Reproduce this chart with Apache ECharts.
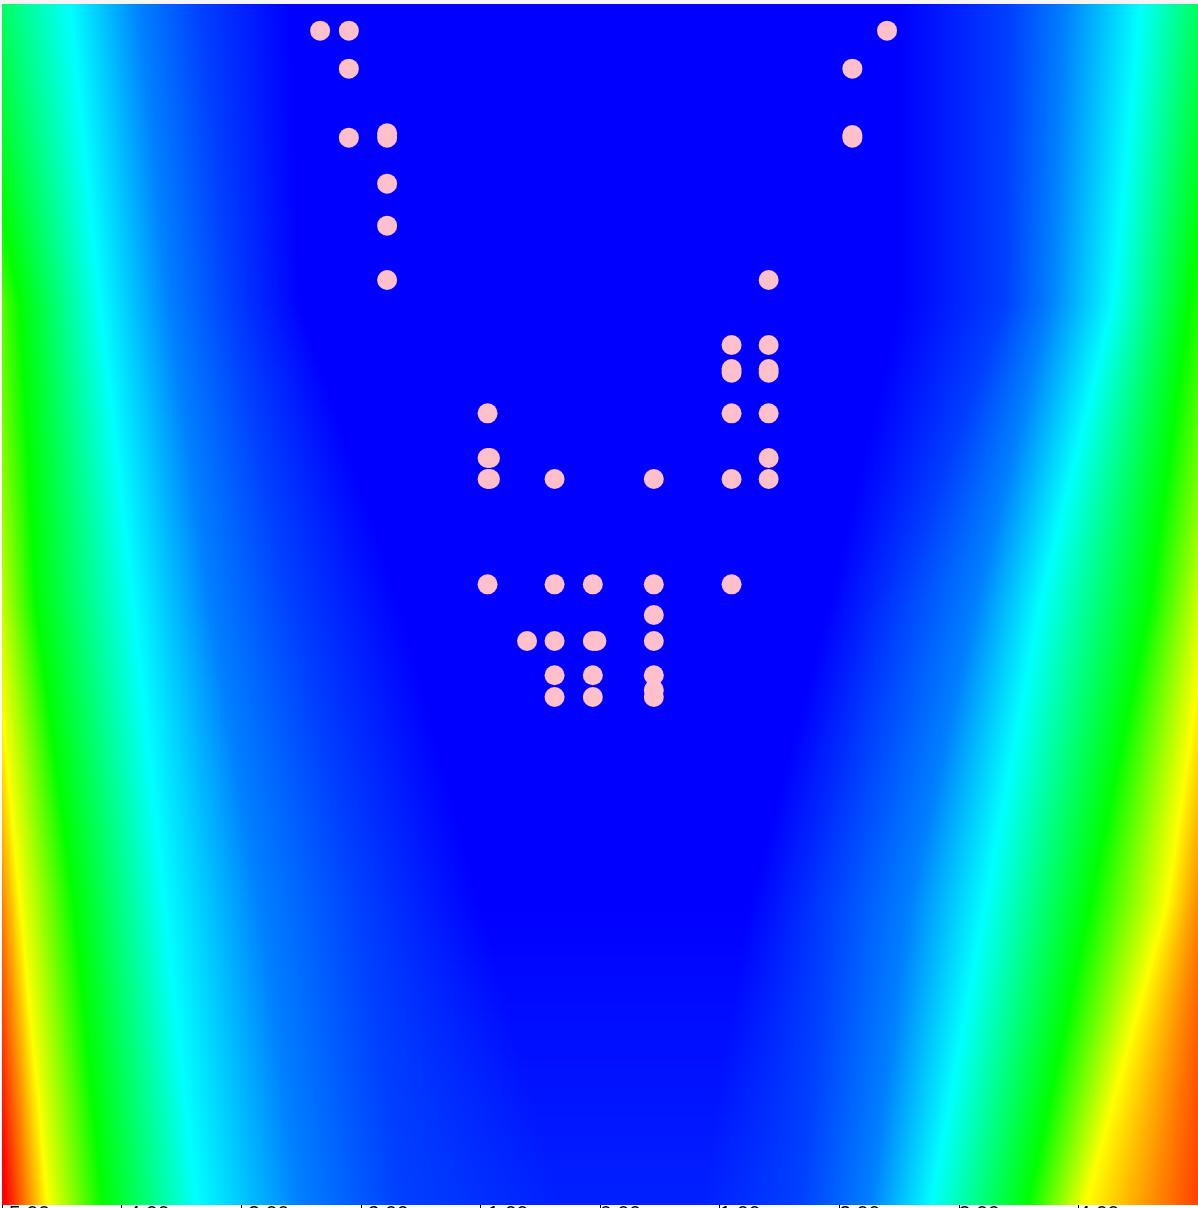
<!DOCTYPE html>
<html>
<head>
<meta charset="utf-8">
<title>Field with points</title>
<script src="https://cdn.jsdelivr.net/npm/echarts@6/dist/echarts.min.js"></script>
<style>
html, body { margin: 0; padding: 0; background: #fff; }
#main { width: 1198px; height: 1208px; }
</style>
</head>
<body>
<div id="main"></div>
<script>
// pink points
const pointsX = [-2.34, -2.10, 2.40, -2.10, 2.11, -2.10, -1.78, -1.78, 2.11, 2.11,
  -1.78, -1.78, -1.78, 1.41, 1.10, 1.41, 1.10, 1.10, 1.41, 1.41,
  -0.94, 1.10, 1.41, -0.94, -0.92, 1.41, -0.94, -0.92, -0.38, 0.45,
  1.10, 1.41, -0.94, -0.38, -0.06, 0.45, 1.10, 0.45, -0.61, -0.38,
  -0.06, -0.03, 0.45, -0.38, -0.06, 0.45, 0.45, -0.38, -0.06, 0.45]
const pointsY = [97.78, 97.78, 97.78, 94.61, 94.61, 88.86, 89.22, 88.86, 89.08, 88.86,
  85.03, 81.53, 77.00, 77.00, 71.58, 71.58, 69.58, 69.28, 69.58, 69.28,
  65.89, 65.89, 65.89, 62.17, 62.17, 62.17, 60.42, 60.42, 60.42, 60.42,
  60.42, 60.42, 51.64, 51.64, 51.64, 51.64, 51.64, 49.08, 46.92, 46.92,
  46.92, 46.92, 46.92, 44.06, 44.06, 44.06, 42.83, 42.25, 42.25, 42.25]

// background field: rows read at these y values
const fieldY = [100, 75, 50, 25, 0]
// field level at each column of fieldX ('min' = lowest value of that row)
const fieldLevels = [4, 3, 2, 1, 0.5, 0.25, 'min', 'min', 0.25, 0.5, 1, 2, 3, 4]
// x where the field crosses each level, per row
const fieldX = [
  [-6.69, -5.94, -5.35, -4.43, -3.85, -3.34, -2.59, 2.51, 3.43, 3.89, 4.52, 5.27, 5.90, 6.60],
  [-5.85, -5.30, -4.85, -4.18, -3.60, -3.09, -2.51, 2.51, 3.39, 3.76, 4.29, 4.93, 5.56, 6.19],
  [-5.45, -5.08, -4.72, -3.90, -3.26, -2.59, -1.67, 1.92, 2.51, 3.14, 3.68, 4.60, 5.10, 5.65],
  [-5.15, -4.85, -4.40, -3.64, -2.84, -2.01, -1.00, 1.25, 1.92, 2.59, 3.22, 4.10, 4.74, 5.30],
  [-4.97, -4.62, -4.16, -3.37, -2.51, -1.67, -0.33, 0.84, 1.67, 2.26, 2.77, 3.58, 4.06, 5.32]
]
const fieldMin = [0, 0, 0, 0, 0.125]

const ramp = [[0, 0, 255], [0, 255, 255], [0, 255, 0], [255, 255, 0], [255, 0, 0]]

function rampColor(t) {
  t = Math.max(0, Math.min(4, t))
  const k = Math.min(3, Math.floor(t))
  const f = t - k
  const a = ramp[k], b = ramp[k + 1]
  const c = a.map((v, j) => Math.round(v + (b[j] - v) * f))
  return 'rgb(' + c.join(',') + ')'
}

// draws the band between two field rows as thin horizontal gradient strips
function renderField(params, api) {
  const i = params.dataIndex
  const cs = params.coordSys
  const yA = api.coord([0, fieldY[i]])[1]
  const yB = api.coord([0, fieldY[i + 1]])[1]
  const steps = Math.max(1, Math.round((yB - yA) / 3))
  const children = []
  for (let s = 0; s < steps; s++) {
    const f = (s + 0.5) / steps
    const px = fieldX[i].map((v, k) => api.coord([v + (fieldX[i + 1][k] - v) * f, 0])[0])
    const tMin = fieldMin[i] + (fieldMin[i + 1] - fieldMin[i]) * f
    const p0 = px[0], p1 = px[px.length - 1]
    const stops = px.map((p, k) => ({
      offset: (p - p0) / (p1 - p0),
      color: rampColor(fieldLevels[k] === 'min' ? tMin : fieldLevels[k])
    }))
    const top = Math.round(yA + (yB - yA) * s / steps)
    const bottom = Math.round(yA + (yB - yA) * (s + 1) / steps)
    children.push({
      type: 'rect',
      shape: { x: cs.x, y: top, width: cs.width, height: bottom - top + 1 },
      style: { fill: new echarts.graphic.LinearGradient(p0, 0, p1, 0, stops, true) }
    })
  }
  return { type: 'group', children: children }
}

const myChart = echarts.init(document.getElementById('main'))
myChart.setOption({
  animation: false,
  grid: { left: 2, right: 0, top: 4, bottom: 4, outerBoundsMode: 'none' },
  graphic: [{
    type: 'rect',
    shape: { x: 0, y: 0, width: 1198, height: 4 },
    style: { fill: '#f4f4f4' },
    silent: true
  }],
  xAxis: {
    type: 'value',
    min: -5,
    max: 5,
    interval: 1,
    axisLine: { show: false },
    axisTick: { show: true, length: 5, lineStyle: { color: '#000' } },
    splitLine: { show: false },
    axisLabel: {
      color: '#000',
      fontSize: 21,
      align: 'left',
      margin: 0,
      formatter: (v) => v.toFixed(2)
    }
  },
  yAxis: {
    type: 'value',
    min: 0,
    max: 100,
    show: false
  },
  series: [
    {
      name: 'field',
      type: 'custom',
      renderItem: renderField,
      data: fieldY.slice(0, -1).map((y, i) => [0, y, i]),
      silent: true,
      z: 1
    },
    {
      name: 'points',
      type: 'scatter',
      symbolSize: 20,
      itemStyle: { color: '#ffc0cb', opacity: 1 },
      data: pointsX.map((x, i) => [x, pointsY[i]]),
      z: 2
    }
  ]
})
</script>
</body>
</html>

────────────────

-- WRITTEN REQUEST --
Quote the listing above in full, except for the pictures.

-- RESULT FOR THIS TASK --
Reproduce this chart with Apache ECharts.
<!DOCTYPE html>
<html>
<head>
<meta charset="utf-8">
<title>Field with points</title>
<script src="https://cdn.jsdelivr.net/npm/echarts@6/dist/echarts.min.js"></script>
<style>
html, body { margin: 0; padding: 0; background: #fff; }
#main { width: 1198px; height: 1208px; }
</style>
</head>
<body>
<div id="main"></div>
<script>
// pink points
const pointsX = [-2.34, -2.10, 2.40, -2.10, 2.11, -2.10, -1.78, -1.78, 2.11, 2.11,
  -1.78, -1.78, -1.78, 1.41, 1.10, 1.41, 1.10, 1.10, 1.41, 1.41,
  -0.94, 1.10, 1.41, -0.94, -0.92, 1.41, -0.94, -0.92, -0.38, 0.45,
  1.10, 1.41, -0.94, -0.38, -0.06, 0.45, 1.10, 0.45, -0.61, -0.38,
  -0.06, -0.03, 0.45, -0.38, -0.06, 0.45, 0.45, -0.38, -0.06, 0.45]
const pointsY = [97.78, 97.78, 97.78, 94.61, 94.61, 88.86, 89.22, 88.86, 89.08, 88.86,
  85.03, 81.53, 77.00, 77.00, 71.58, 71.58, 69.58, 69.28, 69.58, 69.28,
  65.89, 65.89, 65.89, 62.17, 62.17, 62.17, 60.42, 60.42, 60.42, 60.42,
  60.42, 60.42, 51.64, 51.64, 51.64, 51.64, 51.64, 49.08, 46.92, 46.92,
  46.92, 46.92, 46.92, 44.06, 44.06, 44.06, 42.83, 42.25, 42.25, 42.25]

// background field: rows read at these y values
const fieldY = [100, 75, 50, 25, 0]
// field level at each column of fieldX ('min' = lowest value of that row)
const fieldLevels = [4, 3, 2, 1, 0.5, 0.25, 'min', 'min', 0.25, 0.5, 1, 2, 3, 4]
// x where the field crosses each level, per row
const fieldX = [
  [-6.69, -5.94, -5.35, -4.43, -3.85, -3.34, -2.59, 2.51, 3.43, 3.89, 4.52, 5.27, 5.90, 6.60],
  [-5.85, -5.30, -4.85, -4.18, -3.60, -3.09, -2.51, 2.51, 3.39, 3.76, 4.29, 4.93, 5.56, 6.19],
  [-5.45, -5.08, -4.72, -3.90, -3.26, -2.59, -1.67, 1.92, 2.51, 3.14, 3.68, 4.60, 5.10, 5.65],
  [-5.15, -4.85, -4.40, -3.64, -2.84, -2.01, -1.00, 1.25, 1.92, 2.59, 3.22, 4.10, 4.74, 5.30],
  [-4.97, -4.62, -4.16, -3.37, -2.51, -1.67, -0.33, 0.84, 1.67, 2.26, 2.77, 3.58, 4.06, 5.32]
]
const fieldMin = [0, 0, 0, 0, 0.125]

const ramp = [[0, 0, 255], [0, 255, 255], [0, 255, 0], [255, 255, 0], [255, 0, 0]]

function rampColor(t) {
  t = Math.max(0, Math.min(4, t))
  const k = Math.min(3, Math.floor(t))
  const f = t - k
  const a = ramp[k], b = ramp[k + 1]
  const c = a.map((v, j) => Math.round(v + (b[j] - v) * f))
  return 'rgb(' + c.join(',') + ')'
}

// draws the band between two field rows as thin horizontal gradient strips
function renderField(params, api) {
  const i = params.dataIndex
  const cs = params.coordSys
  const yA = api.coord([0, fieldY[i]])[1]
  const yB = api.coord([0, fieldY[i + 1]])[1]
  const steps = Math.max(1, Math.round((yB - yA) / 3))
  const children = []
  for (let s = 0; s < steps; s++) {
    const f = (s + 0.5) / steps
    const px = fieldX[i].map((v, k) => api.coord([v + (fieldX[i + 1][k] - v) * f, 0])[0])
    const tMin = fieldMin[i] + (fieldMin[i + 1] - fieldMin[i]) * f
    const p0 = px[0], p1 = px[px.length - 1]
    const stops = px.map((p, k) => ({
      offset: (p - p0) / (p1 - p0),
      color: rampColor(fieldLevels[k] === 'min' ? tMin : fieldLevels[k])
    }))
    const top = Math.round(yA + (yB - yA) * s / steps)
    const bottom = Math.round(yA + (yB - yA) * (s + 1) / steps)
    children.push({
      type: 'rect',
      shape: { x: cs.x, y: top, width: cs.width, height: bottom - top + 1 },
      style: { fill: new echarts.graphic.LinearGradient(p0, 0, p1, 0, stops, true) }
    })
  }
  return { type: 'group', children: children }
}

const myChart = echarts.init(document.getElementById('main'))
myChart.setOption({
  animation: false,
  grid: { left: 2, right: 0, top: 4, bottom: 4, outerBoundsMode: 'none' },
  graphic: [{
    type: 'rect',
    shape: { x: 0, y: 0, width: 1198, height: 4 },
    style: { fill: '#f4f4f4' },
    silent: true
  }],
  xAxis: {
    type: 'value',
    min: -5,
    max: 5,
    interval: 1,
    axisLine: { show: false },
    axisTick: { show: true, length: 5, lineStyle: { color: '#000' } },
    splitLine: { show: false },
    axisLabel: {
      color: '#000',
      fontSize: 21,
      align: 'left',
      margin: 0,
      formatter: (v) => v.toFixed(2)
    }
  },
  yAxis: {
    type: 'value',
    min: 0,
    max: 100,
    show: false
  },
  series: [
    {
      name: 'field',
      type: 'custom',
      renderItem: renderField,
      data: fieldY.slice(0, -1).map((y, i) => [0, y, i]),
      silent: true,
      z: 1
    },
    {
      name: 'points',
      type: 'scatter',
      symbolSize: 20,
      itemStyle: { color: '#ffc0cb', opacity: 1 },
      data: pointsX.map((x, i) => [x, pointsY[i]]),
      z: 2
    }
  ]
})
</script>
</body>
</html>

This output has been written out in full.